Pauline Report 16 Jun 2005 09:21

THE NAME ‘PICKERING’ The name ‘Pickering’ occurs as a place name. It is a town in Yorkshire. It is said that ‘Pickering Lythe’ was the district of ‘The Pikerings’, The men of the Pykes or peaks of the moors, at the foot of which lay the town of ‘Pickering’. The place itself was not known as Pickering in the thirteenth century; nor was there a ‘c’ in the earliest form of the name, which was ‘De Pikering’, or ‘De Pikeryng’. There were several prominent men who bore the name of ‘Pickering’. One was the Speaker of the House of Lords at the time of the second parliament of Richard 11. Another bought the Manor of Titchmarsh and became the Earl of Worcester at the time of Queen Elizabeth 1. There were two men of the name in the Long Parliament, Sir Gilbert Pickering who sat for Northampton and filled a Judgeship and Robert Pickering who filled a Sussex seat.

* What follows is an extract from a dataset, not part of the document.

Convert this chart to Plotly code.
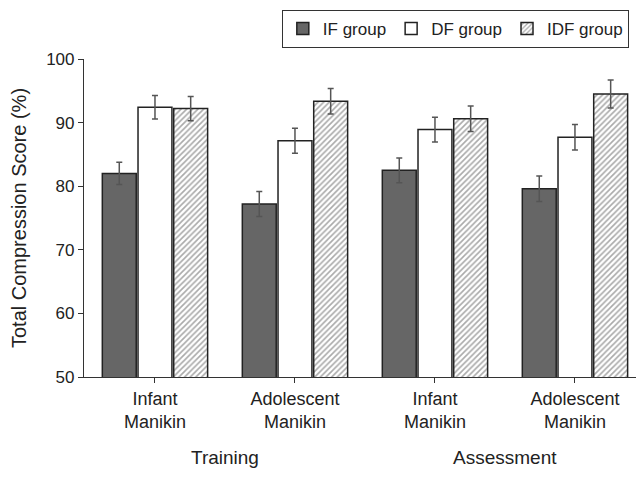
import plotly.graph_objects as go

categories = ["T_inf", "T_ado", "A_inf", "A_ado"]
tick_labels = ["Infant<br>Manikin", "Adolescent<br>Manikin", "Infant<br>Manikin", "Adolescent<br>Manikin"]
phase_labels = ["Training", "Assessment"]

if_vals = [82.0, 77.2, 82.5, 79.6]
if_err = [1.75, 1.95, 1.95, 2.0]
df_vals = [92.4, 87.15, 88.9, 87.7]
df_err = [1.85, 1.95, 1.95, 2.0]
idf_vals = [92.2, 93.35, 90.6, 94.5]
idf_err = [1.9, 2.0, 2.0, 2.2]

FONT = "Liberation Sans, Arial, sans-serif"
ERR = dict(type="data", thickness=1.5, width=3, color="#555555")

fig = go.Figure()
fig.add_trace(go.Bar(
    name="IF group", x=categories, y=if_vals,
    error_y=dict(array=if_err, **ERR),
    marker=dict(color="#666666", line=dict(color="#222222", width=1.5)),
))
fig.add_trace(go.Bar(
    name="DF group", x=categories, y=df_vals,
    error_y=dict(array=df_err, **ERR),
    marker=dict(color="#ffffff", line=dict(color="#222222", width=1.5)),
))
fig.add_trace(go.Bar(
    name="IDF group", x=categories, y=idf_vals,
    error_y=dict(array=idf_err, **ERR),
    marker=dict(color="#ffffff", line=dict(color="#222222", width=1.5),
                pattern=dict(shape="/", fgcolor="#555555", bgcolor="#ffffff",
                             size=4, solidity=0.4)),
))

annotations = []
for i, lab in enumerate(phase_labels):
    annotations.append(dict(
        x=2 * i + 0.5, y=0, xref="x", yref="paper", yanchor="top",
        yshift=-68, text=lab, showarrow=False,
        font=dict(family=FONT, size=19, color="#222222"),
    ))

fig.update_layout(
    width=636, height=480,
    margin=dict(l=84, r=0, t=59, b=103, autoexpand=False),
    paper_bgcolor="white", plot_bgcolor="white",
    barmode="group", bargap=0.235, bargroupgap=0.05,
    font=dict(family=FONT, size=17, color="#222222"),
    showlegend=True,
    legend=dict(
        orientation="h", x=0.987, y=1.154, xanchor="right", yanchor="top",
        bordercolor="#333333", borderwidth=1, bgcolor="white",
        font=dict(family=FONT, size=17, color="#222222"),
        itemwidth=30, traceorder="normal",
    ),
    annotations=annotations,
)
fig.update_xaxes(
    range=[-0.507, 3.436], tickvals=categories, ticktext=tick_labels,
    showline=True, linecolor="#333333", linewidth=1.2,
    ticks="outside", ticklen=5, tickcolor="#333333",
    tickfont=dict(family=FONT, size=18, color="#222222"),
    showgrid=False, zeroline=False,
)
fig.update_yaxes(
    range=[50, 100], tickvals=[50, 60, 70, 80, 90, 100],
    showline=True, linecolor="#333333", linewidth=1.2,
    ticks="outside", ticklen=5, tickcolor="#333333",
    tickfont=dict(family=FONT, size=17, color="#222222"),
    showgrid=False, zeroline=False,
    title=dict(text="Total Compression Score (%)", standoff=14,
               font=dict(family=FONT, size=20, color="#222222")),
)

fig.write_html("out.html")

Thomas Pickering was the Abbot of St. Hilda’s at Whitby, and one of the early masters of genealogy. There were also several eminent soldiers.

Kenneth

Kenneth Report 23 Sep 2007 10:57

First of all, let me say that the town of Pickering was mentioned in Domesday Book (1086). It appears as Picheringa.
Secondly, the Manor of Titchmarsh was purchased from the Earl of Worcester by a Pickering who, however, did not inherit the title.
Thridly, "de Pickering" simply means "of" Pickering and was not applied to the town itself.